Data listing:
□ □ □

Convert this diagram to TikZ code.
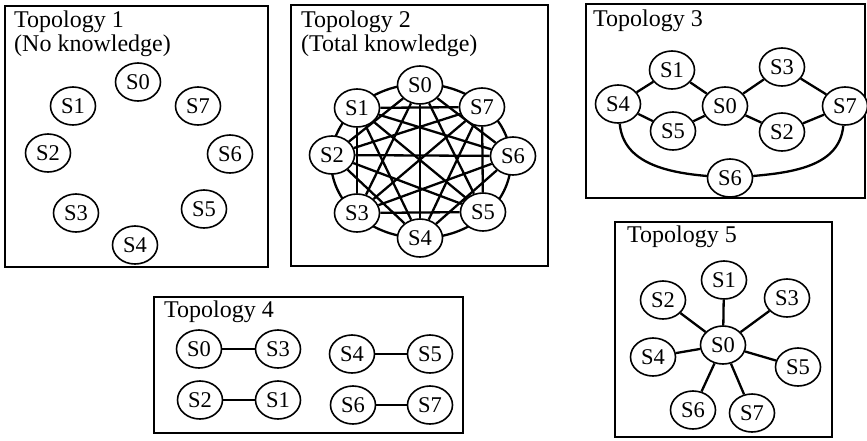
\documentclass[tikz,border=0pt]{standalone}
\usepackage{fontspec}
\setmainfont{Liberation Serif}
\usetikzlibrary{shapes.geometric}
\begin{document}
\begin{tikzpicture}[x=1pt,y=-1pt,
  panel/.style={draw, line width=1.8pt},
  title/.style={anchor=base west, inner sep=0pt, font=\fontsize{24}{27}\selectfont},
  sv/.style={ellipse, draw, fill=white, line width=1.6pt, minimum width=45pt,
             minimum height=38pt, inner sep=0pt, font=\fontsize{22.5}{22.5}\selectfont},
  link/.style={line width=2.3pt},
  thinlink/.style={line width=1.7pt}]
\useasboundingbox (0,0) rectangle (867,440);

% ---------- Topology 1: isolated sites ----------
\draw[panel] (5,6) rectangle (268,267);
\node[title] (t1a) at (14,27) {Topology 1};
\node[title] (t1b) at (14,51) {(No knowledge)};
\node[sv] (a0) at (138,82)  {S0};
\node[sv] (a1) at (73,106)  {S1};
\node[sv] (a7) at (198,106) {S7};
\node[sv] (a2) at (48,153)  {S2};
\node[sv] (a6) at (230,154) {S6};
\node[sv] (a3) at (76,213)  {S3};
\node[sv] (a5) at (204,209) {S5};
\node[sv] (a4) at (135,245) {S4};

% ---------- Topology 2: complete graph ----------
\draw[panel] (291,5) rectangle (548,266);
\node[title] (t2a) at (301,27) {Topology 2};
\node[title] (t2b) at (301,51) {(Total knowledge)};
% ring joining neighbouring sites
\draw[link] (421,161) ellipse [x radius=90, y radius=77];
\node[sv] (b0) at (420,85)  {S0};
\node[sv] (b1) at (357,108) {S1};
\node[sv] (b7) at (482,107) {S7};
\node[sv] (b2) at (332,155) {S2};
\node[sv] (b6) at (513,156) {S6};
\node[sv] (b3) at (357,213) {S3};
\node[sv] (b5) at (483,212) {S5};
\node[sv] (b4) at (420,238) {S4};
% chords between all non-neighbouring sites
\foreach \i/\j in {0/2,0/3,0/4,0/5,0/6,
                   1/3,1/4,1/5,1/6,1/7,
                   2/4,2/5,2/6,2/7,
                   3/5,3/6,3/7,
                   4/6,4/7,
                   5/7} {
  \draw[link] (b\i) -- (b\j);
}

% ---------- Topology 3: ring of diamonds ----------
\draw[panel] (586,4) rectangle (865,198);
\node[title] (t3) at (593,26) {Topology 3};
\node[sv] (c1) at (672,70)  {S1};
\node[sv] (c3) at (782,67)  {S3};
\node[sv] (c4) at (618,104) {S4};
\node[sv] (c0) at (725,106) {S0};
\node[sv] (c7) at (845,106) {S7};
\node[sv] (c5) at (673,131) {S5};
\node[sv] (c2) at (782,132) {S2};
\node[sv] (c6) at (730,178) {S6};
\draw[link] (c4) -- (c1);
\draw[link] (c1) -- (c0);
\draw[link] (c4) -- (c5);
\draw[link] (c5) -- (c0);
\draw[link] (c0) -- (c3);
\draw[link] (c3) -- (c7);
\draw[link] (c0) -- (c2);
\draw[link] (c2) -- (c7);
\draw[link] (c4) to[out=-85,in=175] (c6);
\draw[link] (c6) to[out=5,in=-95] (c7);

% ---------- Topology 4: pairs ----------
\draw[panel] (154,297) rectangle (463,433);
\node[title] (t4) at (164,317) {Topology 4};
\node[sv] (d0) at (199,349) {S0};
\node[sv] (d3) at (278,349) {S3};
\node[sv] (d2) at (200,400) {S2};
\node[sv] (d1) at (278,400) {S1};
\node[sv] (d4) at (352,354) {S4};
\node[sv] (d5) at (430,354) {S5};
\node[sv] (d6) at (353,405) {S6};
\node[sv] (d7) at (430,405) {S7};
\draw[thinlink] (d0) -- (d3);
\draw[thinlink] (d2) -- (d1);
\draw[thinlink] (d4) -- (d5);
\draw[thinlink] (d6) -- (d7);

% ---------- Topology 5: star ----------
\draw[panel] (615,222) rectangle (832,437);
\node[title] (t5) at (627,242) {Topology 5};
\node[sv] (e1) at (724,280) {S1};
\node[sv] (e2) at (663,300) {S2};
\node[sv] (e3) at (787,298) {S3};
\node[sv] (e0) at (723,345) {S0};
\node[sv] (e4) at (653,357) {S4};
\node[sv] (e5) at (798,367) {S5};
\node[sv] (e6) at (693,410) {S6};
\node[sv] (e7) at (752,413) {S7};
\foreach \k in {1,...,7} { \draw[link] (e0) -- (e\k); }
\end{tikzpicture}
\end{document}
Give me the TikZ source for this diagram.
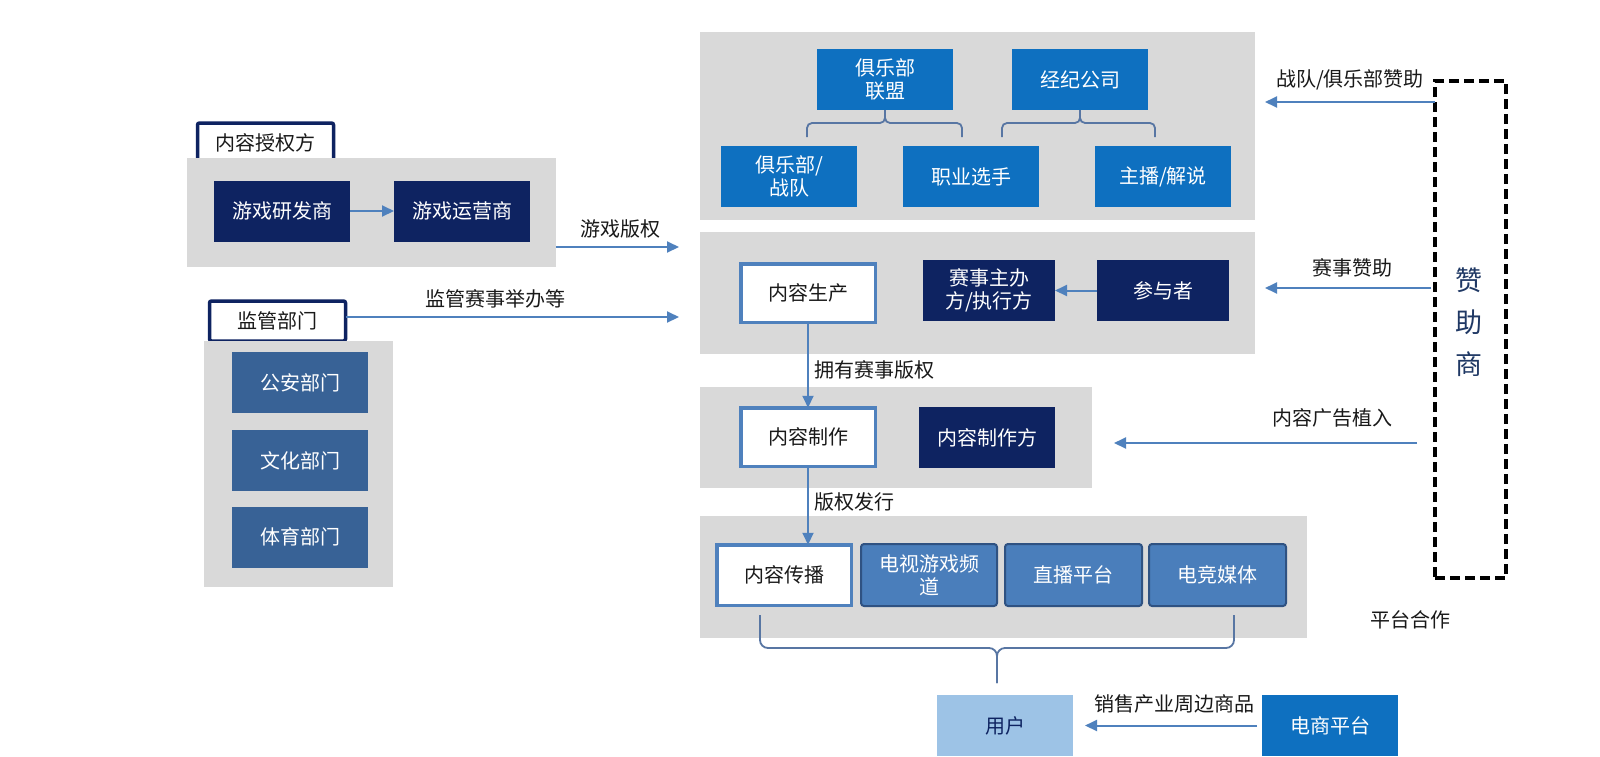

□ □ □

▶ [YOUR TASK] Transcribe every entry above exactly. Omit all pictures.

▶ [OUTPUT FOR THIS TASK]
Convert this diagram to TikZ code.
\documentclass[tikz,border=0pt]{standalone}
\usepackage{fontspec}
\setmainfont{Liberation Serif}
\usetikzlibrary{shapes.geometric}
\begin{document}
\begin{tikzpicture}[x=1pt,y=-1pt,
  panel/.style={draw, line width=1.8pt},
  title/.style={anchor=base west, inner sep=0pt, font=\fontsize{24}{27}\selectfont},
  sv/.style={ellipse, draw, fill=white, line width=1.6pt, minimum width=45pt,
             minimum height=38pt, inner sep=0pt, font=\fontsize{22.5}{22.5}\selectfont},
  link/.style={line width=2.3pt},
  thinlink/.style={line width=1.7pt}]
\useasboundingbox (0,0) rectangle (867,440);

% ---------- Topology 1: isolated sites ----------
\draw[panel] (5,6) rectangle (268,267);
\node[title] (t1a) at (14,27) {Topology 1};
\node[title] (t1b) at (14,51) {(No knowledge)};
\node[sv] (a0) at (138,82)  {S0};
\node[sv] (a1) at (73,106)  {S1};
\node[sv] (a7) at (198,106) {S7};
\node[sv] (a2) at (48,153)  {S2};
\node[sv] (a6) at (230,154) {S6};
\node[sv] (a3) at (76,213)  {S3};
\node[sv] (a5) at (204,209) {S5};
\node[sv] (a4) at (135,245) {S4};

% ---------- Topology 2: complete graph ----------
\draw[panel] (291,5) rectangle (548,266);
\node[title] (t2a) at (301,27) {Topology 2};
\node[title] (t2b) at (301,51) {(Total knowledge)};
% ring joining neighbouring sites
\draw[link] (421,161) ellipse [x radius=90, y radius=77];
\node[sv] (b0) at (420,85)  {S0};
\node[sv] (b1) at (357,108) {S1};
\node[sv] (b7) at (482,107) {S7};
\node[sv] (b2) at (332,155) {S2};
\node[sv] (b6) at (513,156) {S6};
\node[sv] (b3) at (357,213) {S3};
\node[sv] (b5) at (483,212) {S5};
\node[sv] (b4) at (420,238) {S4};
% chords between all non-neighbouring sites
\foreach \i/\j in {0/2,0/3,0/4,0/5,0/6,
                   1/3,1/4,1/5,1/6,1/7,
                   2/4,2/5,2/6,2/7,
                   3/5,3/6,3/7,
                   4/6,4/7,
                   5/7} {
  \draw[link] (b\i) -- (b\j);
}

% ---------- Topology 3: ring of diamonds ----------
\draw[panel] (586,4) rectangle (865,198);
\node[title] (t3) at (593,26) {Topology 3};
\node[sv] (c1) at (672,70)  {S1};
\node[sv] (c3) at (782,67)  {S3};
\node[sv] (c4) at (618,104) {S4};
\node[sv] (c0) at (725,106) {S0};
\node[sv] (c7) at (845,106) {S7};
\node[sv] (c5) at (673,131) {S5};
\node[sv] (c2) at (782,132) {S2};
\node[sv] (c6) at (730,178) {S6};
\draw[link] (c4) -- (c1);
\draw[link] (c1) -- (c0);
\draw[link] (c4) -- (c5);
\draw[link] (c5) -- (c0);
\draw[link] (c0) -- (c3);
\draw[link] (c3) -- (c7);
\draw[link] (c0) -- (c2);
\draw[link] (c2) -- (c7);
\draw[link] (c4) to[out=-85,in=175] (c6);
\draw[link] (c6) to[out=5,in=-95] (c7);

% ---------- Topology 4: pairs ----------
\draw[panel] (154,297) rectangle (463,433);
\node[title] (t4) at (164,317) {Topology 4};
\node[sv] (d0) at (199,349) {S0};
\node[sv] (d3) at (278,349) {S3};
\node[sv] (d2) at (200,400) {S2};
\node[sv] (d1) at (278,400) {S1};
\node[sv] (d4) at (352,354) {S4};
\node[sv] (d5) at (430,354) {S5};
\node[sv] (d6) at (353,405) {S6};
\node[sv] (d7) at (430,405) {S7};
\draw[thinlink] (d0) -- (d3);
\draw[thinlink] (d2) -- (d1);
\draw[thinlink] (d4) -- (d5);
\draw[thinlink] (d6) -- (d7);

% ---------- Topology 5: star ----------
\draw[panel] (615,222) rectangle (832,437);
\node[title] (t5) at (627,242) {Topology 5};
\node[sv] (e1) at (724,280) {S1};
\node[sv] (e2) at (663,300) {S2};
\node[sv] (e3) at (787,298) {S3};
\node[sv] (e0) at (723,345) {S0};
\node[sv] (e4) at (653,357) {S4};
\node[sv] (e5) at (798,367) {S5};
\node[sv] (e6) at (693,410) {S6};
\node[sv] (e7) at (752,413) {S7};
\foreach \k in {1,...,7} { \draw[link] (e0) -- (e\k); }
\end{tikzpicture}
\end{document}
Give me the TikZ source for this diagram.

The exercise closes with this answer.